The result: most organisations using the public cloud are spending far more than necessary.

“This has become such a problem that we now see numerous South African businesses shifting some workloads from the public cloud back on premises as they realise the benefits of the cloud may not be as clear cut as they once thought. Particularly where cost savings are concerned.”

Ultimately, it comes down to the traditional basics of technology investment: price and performance.

Research by US analyst firm Constellation has found that moving the right workloads to private cloud can deliver cost savings of up to 50% and can enable as far as 65% higher workload performance. The message is hitting home.

“We are seeing many South African businesses moving some workloads from the public cloud to on-premises, as they rethink the advantages of the cloud.
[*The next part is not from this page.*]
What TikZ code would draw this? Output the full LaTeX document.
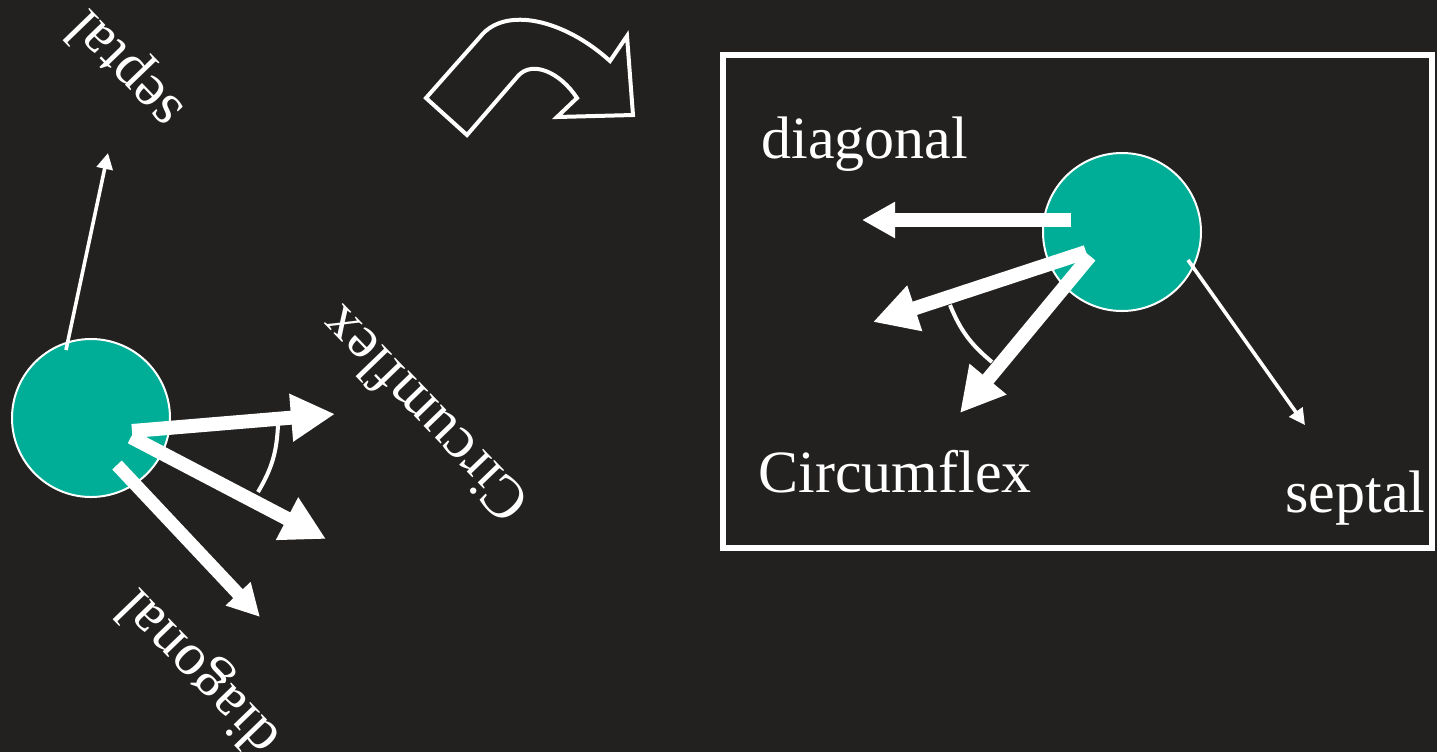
\documentclass[tikz,border=0pt]{standalone}
\usepackage{fontspec}
\setmainfont{Liberation Serif}
\usetikzlibrary{arrows.meta}
\definecolor{bgdark}{RGB}{34,33,32}
\definecolor{cellteal}{RGB}{0,174,151}
\begin{document}
\begin{tikzpicture}[x=0.5pt,y=-0.5pt,
  lbl/.style={text=white,font=\fontsize{30}{36}\selectfont,inner sep=0pt},
  cell/.style={circle,fill=cellteal,draw=white,line width=1pt,minimum size=79pt,inner sep=0pt},
  bigarrow/.style={draw=white,line width=7pt,-{Triangle[length=22pt,width=22.5pt]}},
  diagarrow/.style={draw=white,line width=7pt,-{Triangle[length=16.5pt,width=17pt]}},
  thinarrow/.style={draw=white,line width=1.8pt,-{Triangle[length=8pt,width=8pt]}},
  anglearc/.style={draw=white,line width=2pt},
  bigbox/.style={draw=white,line width=3pt},
  turnarrow/.style={draw=white,line width=2pt,line join=miter}
]
\fill[bgdark] (0,0) rectangle (1437,752);
\useasboundingbox (0,0) rectangle (1437,752);

% curved arrow
\draw[turnarrow] (426,98) -- (467,135) -- (518,76)
  .. controls (532,60) and (560,72) .. (577,98) -- (557,117) -- (633,115)
  -- (627,36) -- (610,61) .. controls (565,20) and (505,5) .. (480,37) -- cycle;

% right panel
\draw[bigbox] (723,55) rectangle (1432,548);
\node[cell] (rc) at (1122,232) {};
\coordinate (rdS) at (1071,220);
\coordinate (rdT) at (862,220);
\coordinate (ruS) at (1086,252);
\coordinate (ruT) at (873,322);
\coordinate (rlS) at (1090,256);
\coordinate (rlT) at (960,413);
\coordinate (rsS) at (1188,260);
\coordinate (rsT) at (1305,425);
\coordinate (ra1) at (950,305);
\coordinate (ra2) at (992,362);
\draw[diagarrow] (rdS) -- (rdT);
\draw[bigarrow] (ruS) -- (ruT);
\draw[bigarrow] (rlS) -- (rlT);
\draw[thinarrow] (rsS) -- (rsT);
\draw[anglearc] (ra1) to[bend right=14] (ra2);
\node[lbl,anchor=base west] (tdiag) at (761,158) {diagonal};
\node[lbl,anchor=base west] (tcirc) at (758,492) {Circumflex};
\node[lbl,anchor=base west] (tsep) at (1285,512) {septal};

% left panel (rotated)
\node[cell] (lc) at (91,418) {};
\coordinate (lsS) at (66,350);
\coordinate (lsT) at (108,153);
\coordinate (luS) at (132,431);
\coordinate (luT) at (335,414);
\coordinate (llS) at (131,437);
\coordinate (llT) at (326,539);
\coordinate (ldS) at (117,465);
\coordinate (ldT) at (260,617);
\coordinate (la1) at (278,425);
\coordinate (la2) at (258,492);
\draw[thinarrow] (lsS) -- (lsT);
\draw[bigarrow] (luS) -- (luT);
\draw[bigarrow] (llS) -- (llT);
\draw[draw=white,line width=6.5pt,-{Triangle[length=16pt,width=16pt]}] (ldS) -- (ldT);
\draw[anglearc] (la1) to[bend left=14] (la2);
\node[lbl,rotate=134] (ltsep) at (127,68) {septal};
\node[lbl,rotate=134] (ltcirc) at (423,416) {Circumflex};
\node[lbl,rotate=134] (ltdiag) at (200,671) {diagonal};
\end{tikzpicture}
\end{document}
In my opinion, cloud repatriation will continue to be one of the most important IT trends for South African businesses in 2024, as we see business leaders in industries such as financial services, mining and manufacturing currently considering repatriation.

“It may well be time for businesses to give up the thinking that a cloud-first approach is the quickest way to a more efficient and profitable operation. The reality is most organisations are already hybrid, whether by mistake or by design. But by opting for a more conscious approach to hybrid cloud, they can still realise the promise of the benefits that drew them to the cloud in the first place.”

The benefits of shifting to a “hybrid by design” model, he says, are extensive:  from cost optimisation to improved efficiency, agility and security.

“It opens the door to a hybrid edge-to-cloud architecture, where data is not confined to a data centre at all but generated and processed at the edge, and thereafter stored in the cloud. This is critical because it means businesses then have the architecture needed to leverage their data as a strategic asset.”